Intel is now a huge multi-billion dollar company with products ranging all over the computer industry. Intel attempts to be a "building block supplier for the internet economy" by providing processors for servers, desktops, and hand-held devices; broadband devices; wireless chips; Intel Play(TM) toys; and various other products.

Advanced Micro Devices (AMD) has fairly recently been providing stiff competition versus Intel, who has had free reign over the desktop PC market for several years. AMD has had various processors including the popular K6,K6-2,Athlon, and Duron and gained a lot of market segment share from Intel by initial going after the "budget" low-end market which Intel had been neglecting.

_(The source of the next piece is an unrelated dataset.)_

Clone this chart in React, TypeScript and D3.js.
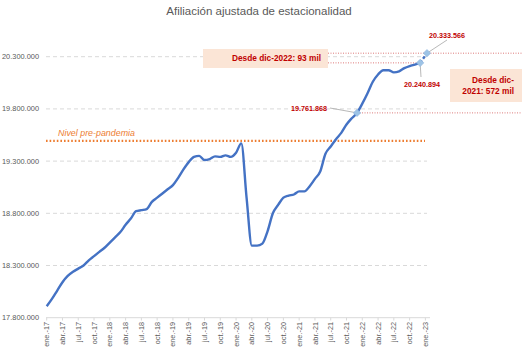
import React from "react";
import * as d3 from "d3";

const W = 522;
const H = 349;

const yTicks = [17800000, 18300000, 18800000, 19300000, 19800000, 20300000];
const xTickLabels = [
  "ene.-17", "abr.-17", "jul.-17", "oct.-17",
  "ene.-18", "abr.-18", "jul.-18", "oct.-18",
  "ene.-19", "abr.-19", "jul.-19", "oct.-19",
  "ene.-20", "abr.-20", "jul.-20", "oct.-20",
  "ene.-21", "abr.-21", "jul.-21", "oct.-21",
  "ene.-22", "abr.-22", "jul.-22", "oct.-22",
  "ene.-23",
];

// Monthly seasonally adjusted affiliation, ene-2017 .. dic-2022
const afiliacion = [
  17910000, 17980000, 18060000, 18140000, 18200000, 18240000, 18270000, 18300000, 18350000, 18390000, 18430000, 18470000,
  18520000, 18570000, 18620000, 18690000, 18750000, 18820000, 18830000, 18840000, 18910000, 18950000, 18990000, 19030000,
  19070000, 19140000, 19220000, 19290000, 19340000, 19350000, 19310000, 19320000, 19345000, 19340000, 19355000, 19340000,
  19380000, 19470000, 18950000, 18490000, 18490000, 18510000, 18630000, 18800000, 18880000, 18950000, 18970000, 18980000,
  19010000, 19010000, 19060000, 19130000, 19200000, 19370000, 19440000, 19510000, 19570000, 19650000, 19710000, 19761868,
  19850000, 19950000, 20060000, 20130000, 20170000, 20170000, 20150000, 20160000, 20190000, 20210000, 20225000, 20240894,
];
const proyeccion = [20240894, 20333566]; // dic-22 -> ene-23
const nivelPrePandemia = 19493000;
const marcados = [
  { idx: 59, value: 19761868, label: "19.761.868" },
  { idx: 71, value: 20240894, label: "20.240.894" },
  { idx: 72.3, value: 20333566, label: "20.333.566" },
];

const fmt = (v: number) => d3.format(",")(v).replace(/,/g, ".");

export default function App() {
  const x = d3.scaleLinear().domain([0, 72]).range([46.7, 425.4]);
  const y = d3.scaleLinear().domain([17800000, 20300000]).range([317.7, 56.7]);

  const line = d3
    .line<number>()
    .x((_, i) => x(i))
    .y((d) => y(d))
    .curve(d3.curveMonotoneX);

  const projX = [71, 72.3];
  const projLine = d3
    .line<number>()
    .x((_, i) => x(projX[i]))
    .y((d) => y(d));

  const font = "Liberation Sans, Arial, sans-serif";
  const red = "#c00000";
  const gridRight = 427;

  const [m21, m22, m23] = marcados;

  return (
    <svg
      width={W}
      height={H}
      style={{ position: "absolute", left: 0, top: 0, background: "#fff" }}
      fontFamily={font}
    >
      <text x={259} y={15} textAnchor="middle" fontSize={11.5} fill="#595959">
        Afiliación ajustada de estacionalidad
      </text>

      {/* grid */}
      {yTicks.map((t) => (
        <g key={t}>
          {t !== 17800000 && (
            <line
              x1={46}
              x2={gridRight}
              y1={y(t)}
              y2={y(t)}
              stroke="#d9d9d9"
              strokeWidth={1}
              strokeDasharray="4,3"
            />
          )}
          <text
            x={39}
            y={y(t)}
            dy="0.35em"
            textAnchor="end"
            fontSize={7.4}
            fill="#595959"
          >
            {fmt(t)}
          </text>
        </g>
      ))}

      {/* x axis */}
      <line x1={46} x2={430} y1={317.7} y2={317.7} stroke="#d9d9d9" strokeWidth={1} />
      {xTickLabels.map((lab, i) => (
        <g key={lab}>
          <line x1={x(i * 3)} x2={x(i * 3)} y1={317.7} y2={320.5} stroke="#d9d9d9" />
          <text
            transform={`translate(${x(i * 3)},322) rotate(-90)`}
            dy="0.35em"
            textAnchor="end"
            fontSize={7.3}
            fill="#595959"
          >
            {lab}
          </text>
        </g>
      ))}

      {/* pre-pandemic */}
      <line
        x1={46}
        x2={425}
        y1={y(nivelPrePandemia)}
        y2={y(nivelPrePandemia)}
        stroke="#ed7d31"
        strokeWidth={2.2}
        strokeDasharray="1.6,2"
      />
      <text x={58} y={y(nivelPrePandemia) - 5} fontSize={8.9} fontStyle="italic" fill="#ed7d31">
        Nivel pre-pandemia
      </text>

      {/* red dotted reference lines */}
      <line x1={328} x2={W} y1={y(m23.value)} y2={y(m23.value)} stroke={red} strokeWidth={0.8} strokeDasharray="1,1.5" opacity={0.65} />
      <line x1={328} x2={x(m22.idx)} y1={y(m22.value)} y2={y(m22.value)} stroke={red} strokeWidth={0.8} strokeDasharray="1,1.5" opacity={0.65} />
      <line x1={x(m21.idx)} x2={W} y1={y(m21.value)} y2={y(m21.value)} stroke={red} strokeWidth={0.8} strokeDasharray="1,1.5" opacity={0.65} />

      {/* data line */}
      <path d={line(afiliacion) || ""} fill="none" stroke="#4472c4" strokeWidth={2.4} strokeLinejoin="round" />
      <path d={projLine(proyeccion) || ""} fill="none" stroke="#4472c4" strokeWidth={2.4} strokeDasharray="3,2" />

      {/* leader lines */}
      <line x1={330} y1={108} x2={x(m21.idx)} y2={y(m21.value)} stroke="#a6a6a6" strokeWidth={0.8} />
      <line x1={x(m22.idx)} y1={y(m22.value)} x2={421} y2={77} stroke="#a6a6a6" strokeWidth={0.8} />
      <line x1={x(m23.idx)} y1={y(m23.value)} x2={447} y2={40} stroke="#a6a6a6" strokeWidth={0.8} />

      {/* markers */}
      {marcados.map((m) => (
        <rect
          key={m.idx}
          x={-2.6}
          y={-2.6}
          width={5.2}
          height={5.2}
          transform={`translate(${x(m.idx)},${y(m.value)}) rotate(45)`}
          fill="#9dc3e6"
          stroke="#8fb4dd"
          strokeWidth={0.6}
        />
      ))}

      {/* labels */}
      <text x={327} y={108.5} dy="0.35em" textAnchor="end" fontSize={7.2} fontWeight="bold" fill={red}>
        {m21.label}
      </text>
      <text x={422} y={84} dy="0.35em" textAnchor="middle" fontSize={7.2} fontWeight="bold" fill={red}>
        {m22.label}
      </text>
      <text x={447} y={35} dy="0.35em" textAnchor="middle" fontSize={7.2} fontWeight="bold" fill={red}>
        {m23.label}
      </text>

      {/* boxes */}
      <rect x={203} y={49} width={125} height={19} fill="#fbe5d6" />
      <text x={321} y={58.5} dy="0.35em" textAnchor="end" fontSize={8.3} fontWeight="bold" fill={red}>
        Desde dic-2022: 93 mil
      </text>
      <rect x={450} y={69} width={72} height={33} fill="#fbe5d6" />
      <text x={514} y={80} dy="0.35em" textAnchor="end" fontSize={8.3} fontWeight="bold" fill={red}>
        Desde dic-
      </text>
      <text x={514} y={91} dy="0.35em" textAnchor="end" fontSize={8.3} fontWeight="bold" fill={red}>
        2021: 572 mil
      </text>
    </svg>
  );
}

Intel is now expanding their products to try and gain market share in the non-desktop regions like servers and handhelds. The Itanium and Xeon processors are results of their efforts which have only midly succeeded at this point. Sun, IBM, and until recently the Alpha group in Compaq were the dominating companies and had the most server market share, however Intel has big hopes for its fairly radical new and unproven Itanium architecture.